• **Direction**
Leave out the pictures and copy everything else below exactly.

• **Dataset section**
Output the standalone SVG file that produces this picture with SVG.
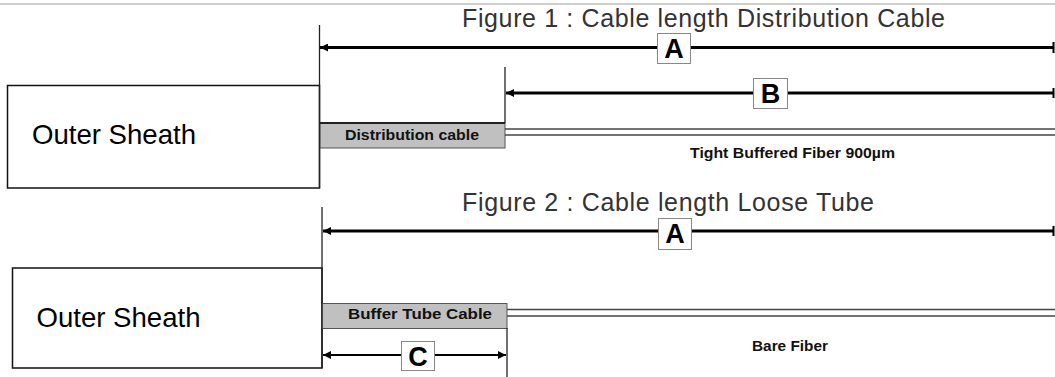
<svg xmlns="http://www.w3.org/2000/svg" width="1055" height="377" viewBox="0 0 1055 377">
<style>
.title{font-family:"Liberation Sans",Arial,sans-serif;font-size:25px;fill:#333}
.sheath{fill:#fff;stroke:#111;stroke-width:1.5}
.sheathtxt{font-family:"Liberation Sans",Arial,sans-serif;font-size:27.5px;fill:#000}
.cable{fill:#c0c0c0;stroke:#555;stroke-width:1}
.lbl{font-family:"Liberation Sans",Arial,sans-serif;font-size:15.5px;font-weight:bold;fill:#111}
.dim{stroke:#000;stroke-width:3;fill:none}
.dimc{stroke:#000;stroke-width:2;fill:none}
.ext{stroke:#222;stroke-width:1.3;fill:none}
.fib{stroke:#444;stroke-width:1.6;fill:none}
.tag{fill:#fff;stroke:#888;stroke-width:1}
.tagtxt{font-family:"Liberation Sans",Arial,sans-serif;font-size:27px;font-weight:bold;fill:#000;text-anchor:middle}
</style>
<defs>
<marker id="ah" viewBox="0 0 10 10" refX="10" refY="5" markerWidth="9" markerHeight="8" markerUnits="userSpaceOnUse" orient="auto-start-reverse">
<path d="M10,5 L0,0 L0,10 Z" fill="#000"/>
</marker>
</defs>
<line x1="0" y1="4" x2="1055" y2="4" stroke="#d0d0d0" stroke-width="2"/>

<text class="title" x="462" y="27" textLength="483" lengthAdjust="spacing">Figure 1 : Cable length Distribution Cable</text>
<text class="title" x="462" y="211" textLength="412" lengthAdjust="spacing">Figure 2 : Cable length Loose Tube</text>

<g id="sheath1">
<rect class="sheath" x="7.5" y="85.5" width="312" height="102.5"/>
<text class="sheathtxt" x="32" y="144" textLength="164" lengthAdjust="spacingAndGlyphs">Outer Sheath</text>
</g>
<g id="distcable">
<rect class="cable" x="320" y="123" width="185" height="25"/>
<line x1="320" y1="123" x2="505" y2="123" stroke="#222" stroke-width="2"/>
<text class="lbl" x="345" y="140" textLength="134" lengthAdjust="spacingAndGlyphs">Distribution cable</text>
</g>
<g id="fiber1">
<line class="fib" x1="505" y1="129" x2="1055" y2="129"/>
<line class="fib" x1="505" y1="135" x2="1055" y2="135" stroke-width="1.2"/>
<text class="lbl" x="690" y="158" textLength="205" lengthAdjust="spacingAndGlyphs">Tight Buffered Fiber 900µm</text>
</g>

<g id="sheath2">
<rect class="sheath" x="12.5" y="268" width="309.5" height="100"/>
<text class="sheathtxt" x="36.5" y="327" textLength="164" lengthAdjust="spacingAndGlyphs">Outer Sheath</text>
</g>
<g id="buffertube">
<rect class="cable" x="322" y="303.5" width="185" height="25"/>
<text class="lbl" x="348" y="319" textLength="144" lengthAdjust="spacingAndGlyphs">Buffer Tube Cable</text>
</g>
<g id="fiber2">
<line class="fib" x1="507" y1="309.5" x2="1055" y2="309.5"/>
<line class="fib" x1="507" y1="316" x2="1055" y2="316" stroke-width="1.2"/>
<text class="lbl" x="752" y="351" textLength="76" lengthAdjust="spacingAndGlyphs">Bare Fiber</text>
</g>

<g id="connectors">
<line class="ext" x1="319.5" y1="25" x2="319.5" y2="188"/>
<line class="ext" x1="505" y1="67" x2="505" y2="123"/>
<line class="ext" x1="322" y1="207" x2="322" y2="368"/>
<line class="ext" x1="507" y1="328" x2="507" y2="377"/>
<line class="dim" x1="320" y1="47.5" x2="1053" y2="47.5" marker-start="url(#ah)"/>
<line x1="1053.5" y1="42" x2="1053.5" y2="53" stroke="#000" stroke-width="2"/>
<line class="dim" x1="506" y1="93" x2="1053" y2="93" marker-start="url(#ah)"/>
<line x1="1053.5" y1="88" x2="1053.5" y2="98" stroke="#000" stroke-width="2"/>
<line class="dim" x1="323" y1="231" x2="1053" y2="231" marker-start="url(#ah)"/>
<line x1="1053.5" y1="226" x2="1053.5" y2="236" stroke="#000" stroke-width="2"/>
<line class="dimc" x1="323" y1="355" x2="506" y2="355" marker-start="url(#ah)" marker-end="url(#ah)"/>
</g>

<g id="tagA1"><rect class="tag" x="657.5" y="33.5" width="33" height="30"/><text class="tagtxt" x="674" y="58">A</text></g>
<g id="tagB"><rect class="tag" x="753.5" y="78.5" width="34" height="30"/><text class="tagtxt" x="770.5" y="103">B</text></g>
<g id="tagA2"><rect class="tag" x="658.5" y="218.5" width="33" height="31"/><text class="tagtxt" x="675" y="243">A</text></g>
<g id="tagC"><rect class="tag" x="401.5" y="341.5" width="33" height="29"/><text class="tagtxt" x="418" y="366">C</text></g>
</svg>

• **Correct result**
Output the standalone SVG file that produces this picture with SVG.
<svg xmlns="http://www.w3.org/2000/svg" width="1055" height="377" viewBox="0 0 1055 377">
<style>
.title{font-family:"Liberation Sans",Arial,sans-serif;font-size:25px;fill:#333}
.sheath{fill:#fff;stroke:#111;stroke-width:1.5}
.sheathtxt{font-family:"Liberation Sans",Arial,sans-serif;font-size:27.5px;fill:#000}
.cable{fill:#c0c0c0;stroke:#555;stroke-width:1}
.lbl{font-family:"Liberation Sans",Arial,sans-serif;font-size:15.5px;font-weight:bold;fill:#111}
.dim{stroke:#000;stroke-width:3;fill:none}
.dimc{stroke:#000;stroke-width:2;fill:none}
.ext{stroke:#222;stroke-width:1.3;fill:none}
.fib{stroke:#444;stroke-width:1.6;fill:none}
.tag{fill:#fff;stroke:#888;stroke-width:1}
.tagtxt{font-family:"Liberation Sans",Arial,sans-serif;font-size:27px;font-weight:bold;fill:#000;text-anchor:middle}
</style>
<defs>
<marker id="ah" viewBox="0 0 10 10" refX="10" refY="5" markerWidth="9" markerHeight="8" markerUnits="userSpaceOnUse" orient="auto-start-reverse">
<path d="M10,5 L0,0 L0,10 Z" fill="#000"/>
</marker>
</defs>
<line x1="0" y1="4" x2="1055" y2="4" stroke="#d0d0d0" stroke-width="2"/>

<text class="title" x="462" y="27" textLength="483" lengthAdjust="spacing">Figure 1 : Cable length Distribution Cable</text>
<text class="title" x="462" y="211" textLength="412" lengthAdjust="spacing">Figure 2 : Cable length Loose Tube</text>

<g id="sheath1">
<rect class="sheath" x="7.5" y="85.5" width="312" height="102.5"/>
<text class="sheathtxt" x="32" y="144" textLength="164" lengthAdjust="spacingAndGlyphs">Outer Sheath</text>
</g>
<g id="distcable">
<rect class="cable" x="320" y="123" width="185" height="25"/>
<line x1="320" y1="123" x2="505" y2="123" stroke="#222" stroke-width="2"/>
<text class="lbl" x="345" y="140" textLength="134" lengthAdjust="spacingAndGlyphs">Distribution cable</text>
</g>
<g id="fiber1">
<line class="fib" x1="505" y1="129" x2="1055" y2="129"/>
<line class="fib" x1="505" y1="135" x2="1055" y2="135" stroke-width="1.2"/>
<text class="lbl" x="690" y="158" textLength="205" lengthAdjust="spacingAndGlyphs">Tight Buffered Fiber 900µm</text>
</g>

<g id="sheath2">
<rect class="sheath" x="12.5" y="268" width="309.5" height="100"/>
<text class="sheathtxt" x="36.5" y="327" textLength="164" lengthAdjust="spacingAndGlyphs">Outer Sheath</text>
</g>
<g id="buffertube">
<rect class="cable" x="322" y="303.5" width="185" height="25"/>
<text class="lbl" x="348" y="319" textLength="144" lengthAdjust="spacingAndGlyphs">Buffer Tube Cable</text>
</g>
<g id="fiber2">
<line class="fib" x1="507" y1="309.5" x2="1055" y2="309.5"/>
<line class="fib" x1="507" y1="316" x2="1055" y2="316" stroke-width="1.2"/>
<text class="lbl" x="752" y="351" textLength="76" lengthAdjust="spacingAndGlyphs">Bare Fiber</text>
</g>

<g id="connectors">
<line class="ext" x1="319.5" y1="25" x2="319.5" y2="188"/>
<line class="ext" x1="505" y1="67" x2="505" y2="123"/>
<line class="ext" x1="322" y1="207" x2="322" y2="368"/>
<line class="ext" x1="507" y1="328" x2="507" y2="377"/>
<line class="dim" x1="320" y1="47.5" x2="1053" y2="47.5" marker-start="url(#ah)"/>
<line x1="1053.5" y1="42" x2="1053.5" y2="53" stroke="#000" stroke-width="2"/>
<line class="dim" x1="506" y1="93" x2="1053" y2="93" marker-start="url(#ah)"/>
<line x1="1053.5" y1="88" x2="1053.5" y2="98" stroke="#000" stroke-width="2"/>
<line class="dim" x1="323" y1="231" x2="1053" y2="231" marker-start="url(#ah)"/>
<line x1="1053.5" y1="226" x2="1053.5" y2="236" stroke="#000" stroke-width="2"/>
<line class="dimc" x1="323" y1="355" x2="506" y2="355" marker-start="url(#ah)" marker-end="url(#ah)"/>
</g>

<g id="tagA1"><rect class="tag" x="657.5" y="33.5" width="33" height="30"/><text class="tagtxt" x="674" y="58">A</text></g>
<g id="tagB"><rect class="tag" x="753.5" y="78.5" width="34" height="30"/><text class="tagtxt" x="770.5" y="103">B</text></g>
<g id="tagA2"><rect class="tag" x="658.5" y="218.5" width="33" height="31"/><text class="tagtxt" x="675" y="243">A</text></g>
<g id="tagC"><rect class="tag" x="401.5" y="341.5" width="33" height="29"/><text class="tagtxt" x="418" y="366">C</text></g>
</svg>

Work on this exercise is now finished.